■ COLLECTED DATA
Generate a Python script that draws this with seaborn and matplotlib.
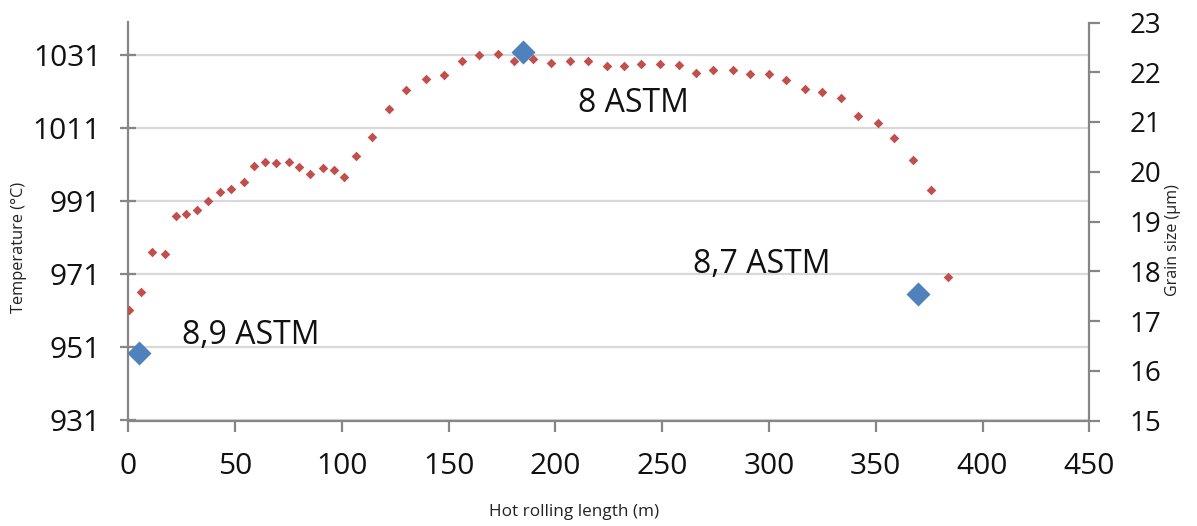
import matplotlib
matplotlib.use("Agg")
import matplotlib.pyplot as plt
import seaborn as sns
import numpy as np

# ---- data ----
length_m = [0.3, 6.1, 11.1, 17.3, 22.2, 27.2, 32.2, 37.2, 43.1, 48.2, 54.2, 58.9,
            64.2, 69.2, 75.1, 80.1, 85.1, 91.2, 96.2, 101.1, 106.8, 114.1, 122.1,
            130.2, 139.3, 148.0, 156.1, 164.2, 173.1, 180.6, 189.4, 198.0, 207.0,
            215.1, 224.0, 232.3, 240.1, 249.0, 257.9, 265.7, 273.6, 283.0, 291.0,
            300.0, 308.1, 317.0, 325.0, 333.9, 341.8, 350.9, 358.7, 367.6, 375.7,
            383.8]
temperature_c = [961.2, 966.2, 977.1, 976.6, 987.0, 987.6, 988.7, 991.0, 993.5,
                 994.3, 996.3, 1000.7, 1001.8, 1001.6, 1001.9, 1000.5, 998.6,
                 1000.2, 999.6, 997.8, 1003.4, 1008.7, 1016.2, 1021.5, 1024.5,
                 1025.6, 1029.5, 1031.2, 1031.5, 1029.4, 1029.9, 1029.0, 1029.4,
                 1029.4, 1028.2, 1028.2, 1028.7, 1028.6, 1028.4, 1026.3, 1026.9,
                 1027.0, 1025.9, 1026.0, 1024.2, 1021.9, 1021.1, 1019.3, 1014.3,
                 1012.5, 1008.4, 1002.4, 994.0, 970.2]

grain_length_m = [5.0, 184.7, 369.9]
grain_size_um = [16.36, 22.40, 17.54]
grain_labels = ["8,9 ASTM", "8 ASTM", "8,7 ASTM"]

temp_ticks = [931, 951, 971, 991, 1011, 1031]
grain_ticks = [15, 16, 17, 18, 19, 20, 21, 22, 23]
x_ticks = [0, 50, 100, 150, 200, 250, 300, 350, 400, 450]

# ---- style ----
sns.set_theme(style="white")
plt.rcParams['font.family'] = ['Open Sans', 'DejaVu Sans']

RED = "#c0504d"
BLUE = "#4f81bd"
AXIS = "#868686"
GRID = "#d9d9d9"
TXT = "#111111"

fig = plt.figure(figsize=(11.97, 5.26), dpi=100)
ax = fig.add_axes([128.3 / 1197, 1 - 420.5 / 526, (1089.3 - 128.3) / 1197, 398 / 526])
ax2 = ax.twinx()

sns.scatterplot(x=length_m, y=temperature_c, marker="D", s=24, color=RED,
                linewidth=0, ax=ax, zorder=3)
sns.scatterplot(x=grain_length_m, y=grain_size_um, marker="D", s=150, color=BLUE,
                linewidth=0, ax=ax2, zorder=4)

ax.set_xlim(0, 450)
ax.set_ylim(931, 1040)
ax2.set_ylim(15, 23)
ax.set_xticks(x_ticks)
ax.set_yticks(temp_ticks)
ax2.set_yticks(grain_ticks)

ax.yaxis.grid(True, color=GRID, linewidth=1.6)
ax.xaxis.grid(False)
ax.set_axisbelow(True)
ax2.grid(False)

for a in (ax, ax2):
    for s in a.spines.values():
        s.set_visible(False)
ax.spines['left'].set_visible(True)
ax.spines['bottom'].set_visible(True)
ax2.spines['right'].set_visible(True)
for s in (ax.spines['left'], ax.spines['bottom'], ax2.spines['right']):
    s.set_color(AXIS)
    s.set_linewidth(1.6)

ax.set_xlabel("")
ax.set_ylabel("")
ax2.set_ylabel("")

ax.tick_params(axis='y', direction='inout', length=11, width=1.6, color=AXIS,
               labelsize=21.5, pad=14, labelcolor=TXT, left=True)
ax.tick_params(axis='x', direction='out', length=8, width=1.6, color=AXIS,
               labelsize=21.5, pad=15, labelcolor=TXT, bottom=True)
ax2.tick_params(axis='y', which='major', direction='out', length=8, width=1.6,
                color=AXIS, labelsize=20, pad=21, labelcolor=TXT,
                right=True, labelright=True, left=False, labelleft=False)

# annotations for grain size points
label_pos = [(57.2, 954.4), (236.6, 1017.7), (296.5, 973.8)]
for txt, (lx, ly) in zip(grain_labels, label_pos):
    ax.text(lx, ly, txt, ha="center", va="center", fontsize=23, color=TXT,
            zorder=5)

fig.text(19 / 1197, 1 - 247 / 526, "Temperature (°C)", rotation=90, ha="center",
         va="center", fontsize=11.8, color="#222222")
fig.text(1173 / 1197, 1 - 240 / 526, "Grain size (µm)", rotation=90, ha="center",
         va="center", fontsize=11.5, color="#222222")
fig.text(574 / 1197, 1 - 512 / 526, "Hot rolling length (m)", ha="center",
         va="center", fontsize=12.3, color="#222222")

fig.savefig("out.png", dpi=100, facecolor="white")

■ EXERCISE OBJECTIVE
Repeat the data exactly in full, omitting its pictures.

■ FINAL RESULT
Generate a Python script that draws this with seaborn and matplotlib.
import matplotlib
matplotlib.use("Agg")
import matplotlib.pyplot as plt
import seaborn as sns
import numpy as np

# ---- data ----
length_m = [0.3, 6.1, 11.1, 17.3, 22.2, 27.2, 32.2, 37.2, 43.1, 48.2, 54.2, 58.9,
            64.2, 69.2, 75.1, 80.1, 85.1, 91.2, 96.2, 101.1, 106.8, 114.1, 122.1,
            130.2, 139.3, 148.0, 156.1, 164.2, 173.1, 180.6, 189.4, 198.0, 207.0,
            215.1, 224.0, 232.3, 240.1, 249.0, 257.9, 265.7, 273.6, 283.0, 291.0,
            300.0, 308.1, 317.0, 325.0, 333.9, 341.8, 350.9, 358.7, 367.6, 375.7,
            383.8]
temperature_c = [961.2, 966.2, 977.1, 976.6, 987.0, 987.6, 988.7, 991.0, 993.5,
                 994.3, 996.3, 1000.7, 1001.8, 1001.6, 1001.9, 1000.5, 998.6,
                 1000.2, 999.6, 997.8, 1003.4, 1008.7, 1016.2, 1021.5, 1024.5,
                 1025.6, 1029.5, 1031.2, 1031.5, 1029.4, 1029.9, 1029.0, 1029.4,
                 1029.4, 1028.2, 1028.2, 1028.7, 1028.6, 1028.4, 1026.3, 1026.9,
                 1027.0, 1025.9, 1026.0, 1024.2, 1021.9, 1021.1, 1019.3, 1014.3,
                 1012.5, 1008.4, 1002.4, 994.0, 970.2]

grain_length_m = [5.0, 184.7, 369.9]
grain_size_um = [16.36, 22.40, 17.54]
grain_labels = ["8,9 ASTM", "8 ASTM", "8,7 ASTM"]

temp_ticks = [931, 951, 971, 991, 1011, 1031]
grain_ticks = [15, 16, 17, 18, 19, 20, 21, 22, 23]
x_ticks = [0, 50, 100, 150, 200, 250, 300, 350, 400, 450]

# ---- style ----
sns.set_theme(style="white")
plt.rcParams['font.family'] = ['Open Sans', 'DejaVu Sans']

RED = "#c0504d"
BLUE = "#4f81bd"
AXIS = "#868686"
GRID = "#d9d9d9"
TXT = "#111111"

fig = plt.figure(figsize=(11.97, 5.26), dpi=100)
ax = fig.add_axes([128.3 / 1197, 1 - 420.5 / 526, (1089.3 - 128.3) / 1197, 398 / 526])
ax2 = ax.twinx()

sns.scatterplot(x=length_m, y=temperature_c, marker="D", s=24, color=RED,
                linewidth=0, ax=ax, zorder=3)
sns.scatterplot(x=grain_length_m, y=grain_size_um, marker="D", s=150, color=BLUE,
                linewidth=0, ax=ax2, zorder=4)

ax.set_xlim(0, 450)
ax.set_ylim(931, 1040)
ax2.set_ylim(15, 23)
ax.set_xticks(x_ticks)
ax.set_yticks(temp_ticks)
ax2.set_yticks(grain_ticks)

ax.yaxis.grid(True, color=GRID, linewidth=1.6)
ax.xaxis.grid(False)
ax.set_axisbelow(True)
ax2.grid(False)

for a in (ax, ax2):
    for s in a.spines.values():
        s.set_visible(False)
ax.spines['left'].set_visible(True)
ax.spines['bottom'].set_visible(True)
ax2.spines['right'].set_visible(True)
for s in (ax.spines['left'], ax.spines['bottom'], ax2.spines['right']):
    s.set_color(AXIS)
    s.set_linewidth(1.6)

ax.set_xlabel("")
ax.set_ylabel("")
ax2.set_ylabel("")

ax.tick_params(axis='y', direction='inout', length=11, width=1.6, color=AXIS,
               labelsize=21.5, pad=14, labelcolor=TXT, left=True)
ax.tick_params(axis='x', direction='out', length=8, width=1.6, color=AXIS,
               labelsize=21.5, pad=15, labelcolor=TXT, bottom=True)
ax2.tick_params(axis='y', which='major', direction='out', length=8, width=1.6,
                color=AXIS, labelsize=20, pad=21, labelcolor=TXT,
                right=True, labelright=True, left=False, labelleft=False)

# annotations for grain size points
label_pos = [(57.2, 954.4), (236.6, 1017.7), (296.5, 973.8)]
for txt, (lx, ly) in zip(grain_labels, label_pos):
    ax.text(lx, ly, txt, ha="center", va="center", fontsize=23, color=TXT,
            zorder=5)

fig.text(19 / 1197, 1 - 247 / 526, "Temperature (°C)", rotation=90, ha="center",
         va="center", fontsize=11.8, color="#222222")
fig.text(1173 / 1197, 1 - 240 / 526, "Grain size (µm)", rotation=90, ha="center",
         va="center", fontsize=11.5, color="#222222")
fig.text(574 / 1197, 1 - 512 / 526, "Hot rolling length (m)", ha="center",
         va="center", fontsize=12.3, color="#222222")

fig.savefig("out.png", dpi=100, facecolor="white")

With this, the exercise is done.